Report on Agung (Indonesia) — 13 September-19 September 2017
Smithsonian / US Geological Survey Weekly Volcanic Activity Report,
13 September-19 September 2017
Managing Editor: Sally Kuhn Sennert
Please cite this report as:
Global Volcanism Program, 2017. Report on Agung (Indonesia). In: Sennert, S K (ed.), Weekly Volcanic Activity Report, 13 September-19 September 2017. Smithsonian Institution and US Geological Survey.
8.343°S, 115.508°E; summit elev. 2997 m
All times are local (unless otherwise noted)
Increased seismicity at Agung, as well as the severity of past eruptions, prompted PVMBG to raise the Alert Level to 2 (on a scale of 1-4). The report noted that volcanic earthquakes (VA) began to be recorded on 10 August and shallow volcanic earthquakes (VB) began to be recorded on 24 August. Local tectonic earthquakes were also recorded and began to increase consistently on 26 August. PVMBG warned the public to stay at least 3 km away from the crater. On 13 September a climber observed a sulfatara plume rising from the bottom of the crater as high as 50 m above the crater rim. During 14-18 September four earthquakes centered around Agung were felt. On 18 September PVMBG reported that the number of VA and VB events continued to increase; the Alert Level was increased to 3. The exclusion zone was increased to 6 km, with an additional expansion to 7.5 km in the N, SE, and SSW directions. Elevations above 950 m were also restricted.
A VEI 5 eruption during 1963-64 produced pyroclastic flows and lahars that caused extensive damage and resulted in more than 1,100 deaths.

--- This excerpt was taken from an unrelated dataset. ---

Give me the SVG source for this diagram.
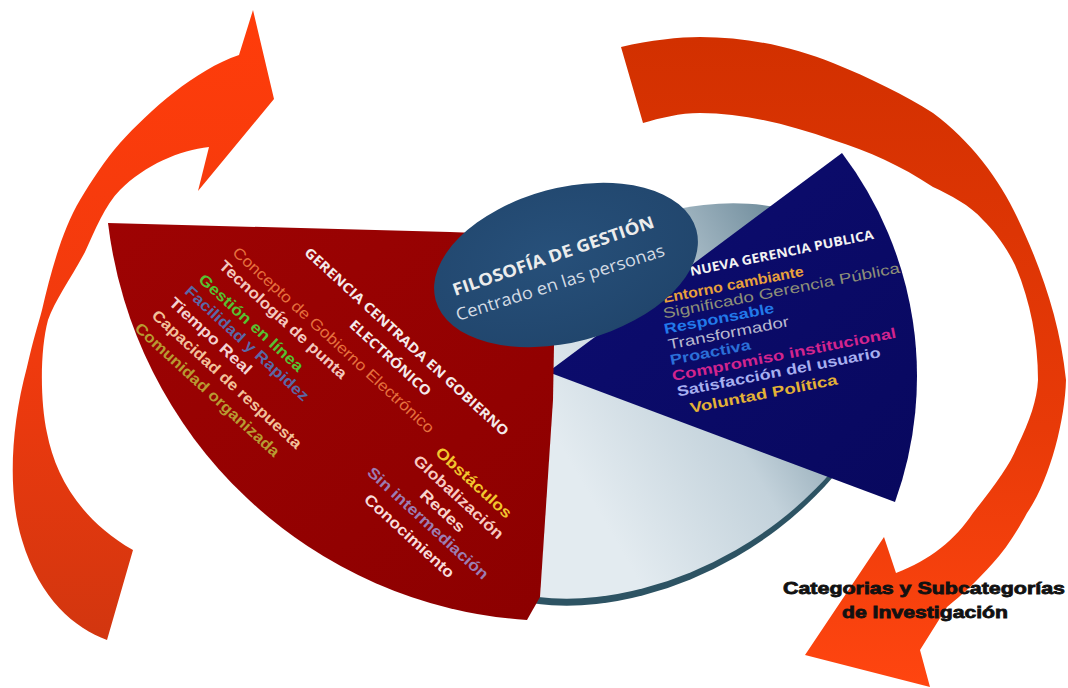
<svg xmlns="http://www.w3.org/2000/svg" width="1068" height="688" viewBox="0 0 1068 688">
<defs>
<linearGradient id="gLeftArrow" x1="0" y1="0" x2="0" y2="1">
<stop offset="0" stop-color="#ff3c0a"/><stop offset="0.55" stop-color="#f03a0e"/><stop offset="1" stop-color="#d2360f"/>
</linearGradient>
<linearGradient id="gRightArrow" x1="0" y1="0" x2="0" y2="1">
<stop offset="0" stop-color="#d23000"/><stop offset="0.6" stop-color="#e83a08"/><stop offset="1" stop-color="#ff4510"/>
</linearGradient>
<linearGradient id="gDisk" gradientUnits="userSpaceOnUse" x1="550" y1="0" x2="860" y2="0">
<stop offset="0" stop-color="#e3ebf0"/><stop offset="0.5" stop-color="#c3d2db"/><stop offset="1" stop-color="#6d8a9a"/>
</linearGradient>
<linearGradient id="gRed" x1="0" y1="0" x2="1" y2="1">
<stop offset="0" stop-color="#9e0303"/><stop offset="1" stop-color="#8c0000"/>
</linearGradient>
<linearGradient id="gNavy" x1="0" y1="0" x2="1" y2="1">
<stop offset="0" stop-color="#0d0d72"/><stop offset="1" stop-color="#08085e"/>
</linearGradient>
<radialGradient id="gEll" cx="0.45" cy="0.4" r="0.7">
<stop offset="0" stop-color="#27507a"/><stop offset="0.85" stop-color="#21466d"/><stop offset="1" stop-color="#1b3a5c"/>
</radialGradient>
</defs>
<style>
.lst{font-family:"Liberation Sans",Arial,sans-serif;font-weight:bold;font-size:15.5px}
.nv{font-size:14.5px}
.reg{font-weight:normal}
.ttl{font-family:"Open Sans","DejaVu Sans",sans-serif;font-weight:bold}
.cat{font-family:"Liberation Sans",Arial,sans-serif;font-weight:bold;font-size:17px;fill:#111;stroke:#111;stroke-width:0.8}
</style>
<rect width="1068" height="688" fill="#ffffff"/>

<g id="connectors">
<path id="arrow-left" fill="url(#gLeftArrow)" d="M253,10 L274,99 L198,191 L209,147 C180,150 145,165 120,190 C105,205 95,230 85,252 C70,280 55,300 48,320 C40,350 40,400 47,433 C55,475 80,520 133,550 L107,640 C75,628 40,600 22,540 C8,495 10,430 27,367 C33,340 38,325 42,310 C50,275 62,230 80,200 C92,180 105,160 120,143 C150,110 195,70 239,55 Z"/>
<path id="arrow-right" fill="url(#gRightArrow)" d="M621,47 C650,40 680,37 700,37 C750,37 795,48 833,63 C870,78 905,95 933,113 C970,140 1000,180 1017,217 C1040,265 1060,320 1066,380 C1065,420 1050,480 1027,513 C1015,535 1005,550 993,563 C978,580 962,595 947,607 L920,650 L930,687 L805,655 L884,537 L896,573 C930,560 955,540 973,513 C995,485 1010,465 1017,447 C1030,420 1037,400 1038,380 C1038,340 1030,300 1015,265 C1005,245 995,232 983,220 C970,205 950,195 933,187 C900,165 870,152 833,140 C790,125 745,113 700,113 C680,113 660,118 643,123 Z"/>
</g>

<g id="disk">
<ellipse cx="650" cy="408" rx="260" ry="172" transform="rotate(-30 650 408)" fill="#2d5363"/>
<ellipse cx="650" cy="401" rx="260" ry="172" transform="rotate(-30 650 401)" fill="url(#gDisk)"/>
</g>

<g id="nueva-gerencia">
<path d="M548,372 L842,153 A370,370 0 0 1 895,502 Z" fill="url(#gNavy)"/>
<text class="ttl" font-size="13" fill="#f2f2f2" transform="translate(691,276) rotate(-11.5)" textLength="187" lengthAdjust="spacingAndGlyphs">NUEVA GERENCIA PUBLICA</text>
<text class="lst nv" fill="#e9a13b" transform="translate(664,303) rotate(-11)" textLength="143" lengthAdjust="spacingAndGlyphs">Entorno cambiante</text>
<text class="lst nv reg" fill="#8e9078" transform="translate(664,318.5) rotate(-11)" textLength="241" lengthAdjust="spacingAndGlyphs">Significado Gerencia Pública</text>
<text class="lst nv" fill="#2279ea" transform="translate(665,334) rotate(-11)" textLength="112" lengthAdjust="spacingAndGlyphs">Responsable</text>
<text class="lst nv reg" fill="#b9b9cf" transform="translate(669,349.5) rotate(-11)" textLength="123" lengthAdjust="spacingAndGlyphs">Transformador</text>
<text class="lst nv" fill="#2b6fd8" transform="translate(671,365) rotate(-11)" textLength="82" lengthAdjust="spacingAndGlyphs">Proactiva</text>
<text class="lst nv" fill="#d2248e" transform="translate(673,381) rotate(-11)" textLength="228" lengthAdjust="spacingAndGlyphs">Compromiso institucional</text>
<text class="lst nv" fill="#a7aff0" transform="translate(678,396.5) rotate(-11)" textLength="207" lengthAdjust="spacingAndGlyphs">Satisfacción del usuario</text>
<text class="lst nv" fill="#e3b236" transform="translate(691,413) rotate(-11)" textLength="150" lengthAdjust="spacingAndGlyphs">Voluntad Política</text>
</g>

<g id="gerencia-gobierno">
<path d="M108,223 L450,232 L556,236 L553,400 L540,597 L527,620 A452,452 0 0 1 108,223 Z" fill="url(#gRed)"/>
<g transform="translate(307,250) rotate(42.5)">
<text class="ttl" font-size="13.5" fill="#f4eaea" x="0" y="5" textLength="271" lengthAdjust="spacingAndGlyphs">GERENCIA CENTRADA EN  GOBIERNO</text>
<text class="ttl" font-size="13.5" fill="#f4eaea" x="82" y="28" textLength="105" lengthAdjust="spacingAndGlyphs">ELECTRÓNICO</text>
</g>
<g transform="translate(235,250) rotate(42.5)">
<text class="lst reg" fill="#e6703e" x="0" y="5" textLength="267" lengthAdjust="spacingAndGlyphs">Concepto de Gobierno Electrónico</text>
<text class="lst" fill="#f3c8bf" x="-1" y="24" textLength="167" lengthAdjust="spacingAndGlyphs">Tecnología de punta</text>
<text class="lst" fill="#56c232" x="-7" y="48" textLength="136" lengthAdjust="spacingAndGlyphs">Gestión en línea</text>
<text class="lst" fill="#5a68a6" x="-9" y="66" textLength="162" lengthAdjust="spacingAndGlyphs">Facilidad y Rapidez</text>
<text class="lst" fill="#f3d2d2" x="-13" y="85" textLength="106" lengthAdjust="spacingAndGlyphs">Tiempo Real</text>
<text class="lst" fill="#f2c19a" x="-17" y="106" textLength="197" lengthAdjust="spacingAndGlyphs">Capacidad de respuesta</text>
<text class="lst" fill="#b89a32" x="-21" y="127" textLength="190" lengthAdjust="spacingAndGlyphs">Comunidad organizada</text>
</g>
<g transform="translate(438,450) rotate(42.5)">
<text class="lst" fill="#f2c62e" x="0" y="5" textLength="97" lengthAdjust="spacingAndGlyphs">Obstáculos</text>
<text class="lst" fill="#f8cac2" x="-11" y="26" textLength="116" lengthAdjust="spacingAndGlyphs">Globalización</text>
<text class="lst" fill="#f8d4cc" x="17" y="47" textLength="55" lengthAdjust="spacingAndGlyphs">Redes</text>
<text class="lst" fill="#9c7cb2" x="-37" y="66" textLength="158" lengthAdjust="spacingAndGlyphs">Sin intermediación</text>
<text class="lst" fill="#f8dcdc" x="-21" y="88" textLength="116" lengthAdjust="spacingAndGlyphs">Conocimiento</text>
</g>
</g>

<g id="filosofia">
<ellipse cx="566" cy="265" rx="135" ry="77" transform="rotate(-15 566 265)" fill="url(#gEll)"/>
<text class="ttl" font-size="17" fill="#ececec" transform="translate(455,296) rotate(-19)" textLength="212" lengthAdjust="spacingAndGlyphs">FILOSOFÍA DE GESTIÓN</text>
<text font-family="'Open Sans','DejaVu Sans',sans-serif" font-size="17" fill="#d3dbe4" transform="translate(458,321) rotate(-17.5)" textLength="218" lengthAdjust="spacingAndGlyphs">Centrado en las personas</text>
</g>

<g id="categorias">
<text class="cat" x="783" y="594" textLength="282" lengthAdjust="spacingAndGlyphs">Categorias y Subcategorías</text>
<text class="cat" x="842" y="618" textLength="166" lengthAdjust="spacingAndGlyphs">de Investigación</text>
</g>
</svg>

Geological Summary. Symmetrical Agung stratovolcano, Bali's highest and most sacred mountain, towers over the eastern end of the island. The volcano, whose name means "Paramount," rises above the SE rim of the Batur caldera, and the northern and southern flanks extend to the coast. The summit area extends 1.5 km E-W, with the high point on the W and a steep-walled 800-m-wide crater on the E. The Pawon cone is located low on the SE flank. Only a few eruptions dating back to the early 19th century have been recorded in historical time. The 1963-64 eruption, one of the largest in the 20th century, produced voluminous ashfall along with devastating pyroclastic flows and lahars that caused extensive damage and many fatalities.